Wednesday, August 16, 2006

 
Since I just had lunch at a buffet, this might be my last entry. I'm not sure which will kill me first...eating cold food that's been sitting in an exposed environment since the place opened this morning, or eating with hands that were forced to use the same serving tongs the unsanitary masses have been using all day. Next to the salad bar, they should have a little serving station stocked with Pepto-Bismol, Beano, Rolaids, Maalox, Mylanta, and Phazyme. And maybe a pharmacist for consultation.

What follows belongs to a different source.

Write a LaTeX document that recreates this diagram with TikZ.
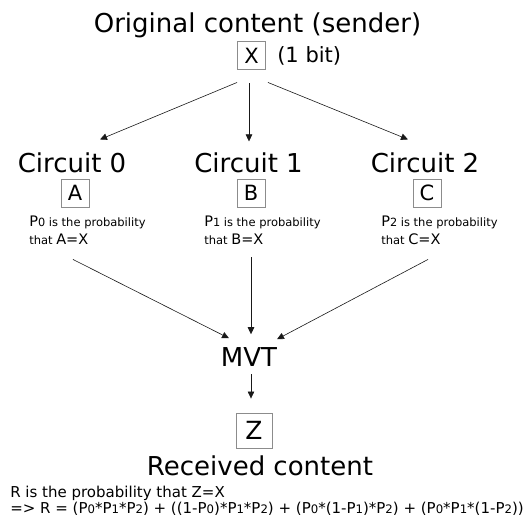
\documentclass[tikz,border=0pt]{standalone}
\usepackage{fontspec}
\setmainfont{DejaVu Sans}
\usetikzlibrary{arrows.meta}
\newcommand\pn[1]{P\raisebox{-.4pt}{\scalebox{.78}{#1}}}
\newcommand\lgtxt[1]{{\fontsize{14.5}{18}\selectfont#1}}

\begin{document}
\begin{tikzpicture}[x=1pt,y=-1pt,line width=.6pt,
 box/.style={draw=black!45,line width=.9pt,minimum width=28pt,minimum height=28pt,inner sep=0pt,font=\fontsize{21}{21}\selectfont},
 big/.style={font=\fontsize{26}{26}\selectfont,inner sep=0pt,anchor=base},
 note/.style={font=\fontsize{11.5}{18}\selectfont,align=left,inner sep=0pt,anchor=base west},
 arr/.style={-{Triangle[length=7pt,width=6.5pt]},black!90}]
\useasboundingbox (0,0) rectangle (525,522);
\node[big] (orig) at (257.5,32) {Original content (sender)};
\node[box] (x) at (251.5,55.5) {X};\node[font=\fontsize{21}{21}\selectfont,anchor=base west,inner sep=0pt] (bit) at (277,62) {(1 bit)};
\node[big] (c0) at (72,172) {Circuit 0};\node[big] (c1) at (248.5,172) {Circuit 1};\node[big] (c2) at (425,172) {Circuit 2};
\node[box] (a) at (75,193) {A};\node[box] (b) at (251,193) {B};\node[box] (c) at (427,193) {C};
\node[note] (p0) at (29,244) {\lgtxt{\pn0} is the probability\\that \lgtxt{A=X}};
\node[note] (p1) at (204,244) {\lgtxt{\pn1} is the probability\\that \lgtxt{B=X}};
\node[note] (p2) at (381,244) {\lgtxt{\pn2} is the probability\\that \lgtxt{C=X}};
\node[big] (mvt) at (249,366) {MVT};
\node[box,minimum width=36pt,minimum height=35pt,font=\fontsize{25}{25}\selectfont] (z) at (254,430.5) {Z};
\node[big] (recv) at (260,475) {Received content};
\node[anchor=base west,inner sep=0pt,font=\fontsize{15}{15}\selectfont] (r) at (10,497) {R is the probability that Z=X};
\node[anchor=base west,inner sep=0pt,font=\fontsize{15}{15}\selectfont] (eq) at (10,513) {=> R = (\pn0*\pn1*\pn2) + ((1-\pn0)*\pn1*\pn2) + (\pn0*(1-\pn1)*\pn2) + (\pn0*\pn1*(1-\pn2))};
\draw[arr] ([yshift=-12.5pt]x.south west)--([xshift=28pt,yshift=12.5pt]c0.north);
\draw[arr] ([xshift=-2.5pt,yshift=-13.5pt]x.south)--([xshift=.5pt,yshift=10.5pt]c1.north);
\draw[arr] ([xshift=2pt,yshift=-12.5pt]x.south east)--([xshift=-17pt,yshift=12.5pt]c2.north);
\draw[arr] ([xshift=-2pt,yshift=-52pt]a.south)--([xshift=-20pt,yshift=8.5pt]mvt.north);
\draw[arr] ([yshift=-50pt]b.south)--([xshift=2pt,yshift=12.5pt]mvt.north);
\draw[arr] ([xshift=1pt,yshift=-52pt]c.south)--([xshift=28pt,yshift=7.5pt]mvt.north);
\draw[arr] ([xshift=2pt,yshift=-8pt]mvt.south)--([xshift=-3pt,yshift=14pt]z.north);
\end{tikzpicture}
\end{document}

Have you ever taken a close look at those buffet serving tongs? They come in two styles: the shiny black plastic ones covered with greasy fingerprints, and the shiny metal ones covered with greasy fingerprints. Either way, you lose. Unless you plan on going to the bathroom to wash your hands after every trip through the line, you might as well just walk around to every table in the place and politely ask to lick everyone's fingers. And what makes the whole scenario even worse is that buffets are usually patroned by...how do I say this nicely...the trash of the world. Remember the lawsuit the obese couple from West Jordan filed against Chuck-a-rama a few years ago when they were asked to leave after eating too much roast beef? People like that. So you're paying a fairly high price to go eat cold food and catch diseases from lower class citizens, and all you get out of it is gastrointestinal pain and a few hours on the toilet. Sounds like a bargain to me.

In my defense, I didn't plan on going to the buffet today. Two coworkers and I decided to go to The Olive Garden in Riverdale for the $5.99 soup and salad lunch. We arrived and were told there was a 10-15 minute wait, way too much time to waste for a quick work lunch. The Souper Salad restaurant shares the same parking lot, so we decided to tempt fate and go there, which, if you're not aware, is a buffet. Off the subject for a moment, the Olive Garden was packed full of hot chicks waiting for tables, but they weren't attractive to me because you could tell they were the kind of women who think the Olive Garden is a classy place, and women that naive just aren't sexy. Even further off the subject, I took a girl I'd just met on a date a while ago. I suggested we go eat at a nice Greek place called The Athenian in downtown Ogden which features a unique menu, a cozy atmosphere, and attentive service. She dismissed my suggestion, and said, "Let's go someplace nice, like Chili's or the Olive Garden." Nice? We did go to Chili's, but I was so turned off that I never saw her again. Someone that clueless isn't worth my time. Spacious suburban chain restaurants with "Never Ending Pasta Bowls" and "Big Mouth Burgers" on the menu aren't classy. Sorry ladies, but the simple fact that I realize The Olive Garden isn't fine dining makes me better than all of you. I'm hardly a food snob, but I do have a functioning brain in my head.

Anyway, back to Souper Salad. The place didn't seem dirty, but since most lethal bacterias are odorless, tasteless, and microscopic, I decided not to let appearances deceive me. I noticed a faggy-looking guy in a pink shirt cover a hacking cough with his hand and then dish up some potato salad with the same hand. Feel free to call me paranoid, but I kept an eye on him, and everything he touched after that, I avoided. The only thing I actually enjoyed was the softserve ice cream, which I had two bowls of and which I'm sure was clean, since bacteria need to heat to replicate. The place was full of the expected stereotypical trash: grimy auto mechanics on their lunch breaks, slutty girls in halter-tops with visible tattoos, and ordinary middle-aged obese folks looking to get their money's worth.

Charles Darwin, the storied Victorian-era English biologist, theorized that only the fittest, most intelligent creatures will survive long enough to procreate, thus passing on their intelligence to proceeding generations. Darwin was obviously wrong. The abundance of impoverished buffet patrons is proof.